### OBJECTIVE:
The data below should be printed in full, exactly, and without any of its images.
─── PROVIDED MATERIAL
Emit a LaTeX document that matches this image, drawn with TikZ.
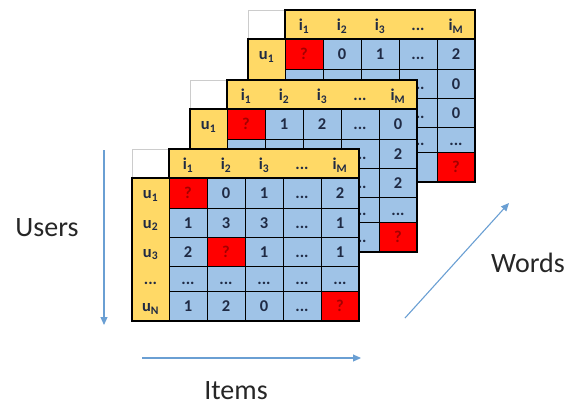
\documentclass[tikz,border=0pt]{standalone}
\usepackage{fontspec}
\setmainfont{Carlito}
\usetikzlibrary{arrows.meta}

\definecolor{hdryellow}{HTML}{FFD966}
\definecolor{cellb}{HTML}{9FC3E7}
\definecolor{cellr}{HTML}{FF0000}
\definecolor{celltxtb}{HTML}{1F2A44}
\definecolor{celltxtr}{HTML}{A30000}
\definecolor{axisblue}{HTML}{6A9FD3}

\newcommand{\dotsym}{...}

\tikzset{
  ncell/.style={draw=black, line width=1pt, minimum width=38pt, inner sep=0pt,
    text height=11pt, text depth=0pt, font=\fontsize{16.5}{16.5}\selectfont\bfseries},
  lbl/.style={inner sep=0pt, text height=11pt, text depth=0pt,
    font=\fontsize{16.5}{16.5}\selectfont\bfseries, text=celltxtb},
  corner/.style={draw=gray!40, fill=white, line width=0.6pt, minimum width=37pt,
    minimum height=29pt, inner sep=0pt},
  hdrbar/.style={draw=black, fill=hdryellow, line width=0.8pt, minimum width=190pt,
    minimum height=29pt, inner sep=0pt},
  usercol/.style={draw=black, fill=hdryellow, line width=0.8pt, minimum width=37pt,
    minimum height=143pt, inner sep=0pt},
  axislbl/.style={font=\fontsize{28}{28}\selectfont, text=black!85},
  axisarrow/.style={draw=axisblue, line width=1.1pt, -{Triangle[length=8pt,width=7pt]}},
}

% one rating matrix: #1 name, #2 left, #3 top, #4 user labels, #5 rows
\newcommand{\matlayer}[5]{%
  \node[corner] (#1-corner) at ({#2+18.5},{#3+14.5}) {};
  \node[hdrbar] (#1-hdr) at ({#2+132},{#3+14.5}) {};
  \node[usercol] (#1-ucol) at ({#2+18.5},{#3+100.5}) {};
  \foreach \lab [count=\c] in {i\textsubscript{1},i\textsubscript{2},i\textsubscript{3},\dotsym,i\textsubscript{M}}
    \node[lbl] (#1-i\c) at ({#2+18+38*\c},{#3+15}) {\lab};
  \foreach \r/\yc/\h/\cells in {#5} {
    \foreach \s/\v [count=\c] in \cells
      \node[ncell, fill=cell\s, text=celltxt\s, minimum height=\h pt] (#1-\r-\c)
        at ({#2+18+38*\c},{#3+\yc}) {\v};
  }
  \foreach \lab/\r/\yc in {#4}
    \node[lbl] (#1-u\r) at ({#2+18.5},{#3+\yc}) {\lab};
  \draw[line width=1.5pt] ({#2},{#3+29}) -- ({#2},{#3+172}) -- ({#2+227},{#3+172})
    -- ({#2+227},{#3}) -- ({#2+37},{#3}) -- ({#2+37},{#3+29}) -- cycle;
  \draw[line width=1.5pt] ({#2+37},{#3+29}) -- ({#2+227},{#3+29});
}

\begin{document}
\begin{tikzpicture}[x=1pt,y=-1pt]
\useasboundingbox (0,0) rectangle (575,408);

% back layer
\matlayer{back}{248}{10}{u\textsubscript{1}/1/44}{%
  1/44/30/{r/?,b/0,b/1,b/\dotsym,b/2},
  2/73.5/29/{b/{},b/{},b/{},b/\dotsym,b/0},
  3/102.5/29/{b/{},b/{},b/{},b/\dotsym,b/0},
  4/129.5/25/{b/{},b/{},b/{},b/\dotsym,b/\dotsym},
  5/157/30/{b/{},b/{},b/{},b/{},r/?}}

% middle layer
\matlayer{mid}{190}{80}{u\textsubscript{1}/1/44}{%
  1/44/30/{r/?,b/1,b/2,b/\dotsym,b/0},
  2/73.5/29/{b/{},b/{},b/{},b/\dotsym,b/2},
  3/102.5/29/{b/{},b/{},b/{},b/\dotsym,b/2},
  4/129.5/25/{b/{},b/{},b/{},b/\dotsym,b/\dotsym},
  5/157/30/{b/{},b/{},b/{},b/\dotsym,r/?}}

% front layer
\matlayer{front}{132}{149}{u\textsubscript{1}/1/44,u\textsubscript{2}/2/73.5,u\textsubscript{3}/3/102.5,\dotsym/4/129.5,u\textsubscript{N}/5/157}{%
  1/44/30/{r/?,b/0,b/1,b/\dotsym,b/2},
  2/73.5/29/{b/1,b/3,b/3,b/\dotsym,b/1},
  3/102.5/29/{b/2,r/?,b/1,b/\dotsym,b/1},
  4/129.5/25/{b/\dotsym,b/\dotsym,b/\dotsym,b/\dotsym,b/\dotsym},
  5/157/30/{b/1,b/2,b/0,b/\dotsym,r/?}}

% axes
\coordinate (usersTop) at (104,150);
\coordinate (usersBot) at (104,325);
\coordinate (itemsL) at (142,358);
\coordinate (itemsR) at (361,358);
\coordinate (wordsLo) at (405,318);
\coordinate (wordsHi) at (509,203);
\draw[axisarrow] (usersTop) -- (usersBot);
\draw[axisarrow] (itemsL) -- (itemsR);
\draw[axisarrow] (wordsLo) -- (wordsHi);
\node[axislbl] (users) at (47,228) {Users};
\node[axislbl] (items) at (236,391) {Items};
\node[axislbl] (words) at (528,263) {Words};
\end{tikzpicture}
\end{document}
──────
### EXERCISE RESULT:
Emit a LaTeX document that matches this image, drawn with TikZ.
\documentclass[tikz,border=0pt]{standalone}
\usepackage{fontspec}
\setmainfont{Carlito}
\usetikzlibrary{arrows.meta}

\definecolor{hdryellow}{HTML}{FFD966}
\definecolor{cellb}{HTML}{9FC3E7}
\definecolor{cellr}{HTML}{FF0000}
\definecolor{celltxtb}{HTML}{1F2A44}
\definecolor{celltxtr}{HTML}{A30000}
\definecolor{axisblue}{HTML}{6A9FD3}

\newcommand{\dotsym}{...}

\tikzset{
  ncell/.style={draw=black, line width=1pt, minimum width=38pt, inner sep=0pt,
    text height=11pt, text depth=0pt, font=\fontsize{16.5}{16.5}\selectfont\bfseries},
  lbl/.style={inner sep=0pt, text height=11pt, text depth=0pt,
    font=\fontsize{16.5}{16.5}\selectfont\bfseries, text=celltxtb},
  corner/.style={draw=gray!40, fill=white, line width=0.6pt, minimum width=37pt,
    minimum height=29pt, inner sep=0pt},
  hdrbar/.style={draw=black, fill=hdryellow, line width=0.8pt, minimum width=190pt,
    minimum height=29pt, inner sep=0pt},
  usercol/.style={draw=black, fill=hdryellow, line width=0.8pt, minimum width=37pt,
    minimum height=143pt, inner sep=0pt},
  axislbl/.style={font=\fontsize{28}{28}\selectfont, text=black!85},
  axisarrow/.style={draw=axisblue, line width=1.1pt, -{Triangle[length=8pt,width=7pt]}},
}

% one rating matrix: #1 name, #2 left, #3 top, #4 user labels, #5 rows
\newcommand{\matlayer}[5]{%
  \node[corner] (#1-corner) at ({#2+18.5},{#3+14.5}) {};
  \node[hdrbar] (#1-hdr) at ({#2+132},{#3+14.5}) {};
  \node[usercol] (#1-ucol) at ({#2+18.5},{#3+100.5}) {};
  \foreach \lab [count=\c] in {i\textsubscript{1},i\textsubscript{2},i\textsubscript{3},\dotsym,i\textsubscript{M}}
    \node[lbl] (#1-i\c) at ({#2+18+38*\c},{#3+15}) {\lab};
  \foreach \r/\yc/\h/\cells in {#5} {
    \foreach \s/\v [count=\c] in \cells
      \node[ncell, fill=cell\s, text=celltxt\s, minimum height=\h pt] (#1-\r-\c)
        at ({#2+18+38*\c},{#3+\yc}) {\v};
  }
  \foreach \lab/\r/\yc in {#4}
    \node[lbl] (#1-u\r) at ({#2+18.5},{#3+\yc}) {\lab};
  \draw[line width=1.5pt] ({#2},{#3+29}) -- ({#2},{#3+172}) -- ({#2+227},{#3+172})
    -- ({#2+227},{#3}) -- ({#2+37},{#3}) -- ({#2+37},{#3+29}) -- cycle;
  \draw[line width=1.5pt] ({#2+37},{#3+29}) -- ({#2+227},{#3+29});
}

\begin{document}
\begin{tikzpicture}[x=1pt,y=-1pt]
\useasboundingbox (0,0) rectangle (575,408);

% back layer
\matlayer{back}{248}{10}{u\textsubscript{1}/1/44}{%
  1/44/30/{r/?,b/0,b/1,b/\dotsym,b/2},
  2/73.5/29/{b/{},b/{},b/{},b/\dotsym,b/0},
  3/102.5/29/{b/{},b/{},b/{},b/\dotsym,b/0},
  4/129.5/25/{b/{},b/{},b/{},b/\dotsym,b/\dotsym},
  5/157/30/{b/{},b/{},b/{},b/{},r/?}}

% middle layer
\matlayer{mid}{190}{80}{u\textsubscript{1}/1/44}{%
  1/44/30/{r/?,b/1,b/2,b/\dotsym,b/0},
  2/73.5/29/{b/{},b/{},b/{},b/\dotsym,b/2},
  3/102.5/29/{b/{},b/{},b/{},b/\dotsym,b/2},
  4/129.5/25/{b/{},b/{},b/{},b/\dotsym,b/\dotsym},
  5/157/30/{b/{},b/{},b/{},b/\dotsym,r/?}}

% front layer
\matlayer{front}{132}{149}{u\textsubscript{1}/1/44,u\textsubscript{2}/2/73.5,u\textsubscript{3}/3/102.5,\dotsym/4/129.5,u\textsubscript{N}/5/157}{%
  1/44/30/{r/?,b/0,b/1,b/\dotsym,b/2},
  2/73.5/29/{b/1,b/3,b/3,b/\dotsym,b/1},
  3/102.5/29/{b/2,r/?,b/1,b/\dotsym,b/1},
  4/129.5/25/{b/\dotsym,b/\dotsym,b/\dotsym,b/\dotsym,b/\dotsym},
  5/157/30/{b/1,b/2,b/0,b/\dotsym,r/?}}

% axes
\coordinate (usersTop) at (104,150);
\coordinate (usersBot) at (104,325);
\coordinate (itemsL) at (142,358);
\coordinate (itemsR) at (361,358);
\coordinate (wordsLo) at (405,318);
\coordinate (wordsHi) at (509,203);
\draw[axisarrow] (usersTop) -- (usersBot);
\draw[axisarrow] (itemsL) -- (itemsR);
\draw[axisarrow] (wordsLo) -- (wordsHi);
\node[axislbl] (users) at (47,228) {Users};
\node[axislbl] (items) at (236,391) {Items};
\node[axislbl] (words) at (528,263) {Words};
\end{tikzpicture}
\end{document}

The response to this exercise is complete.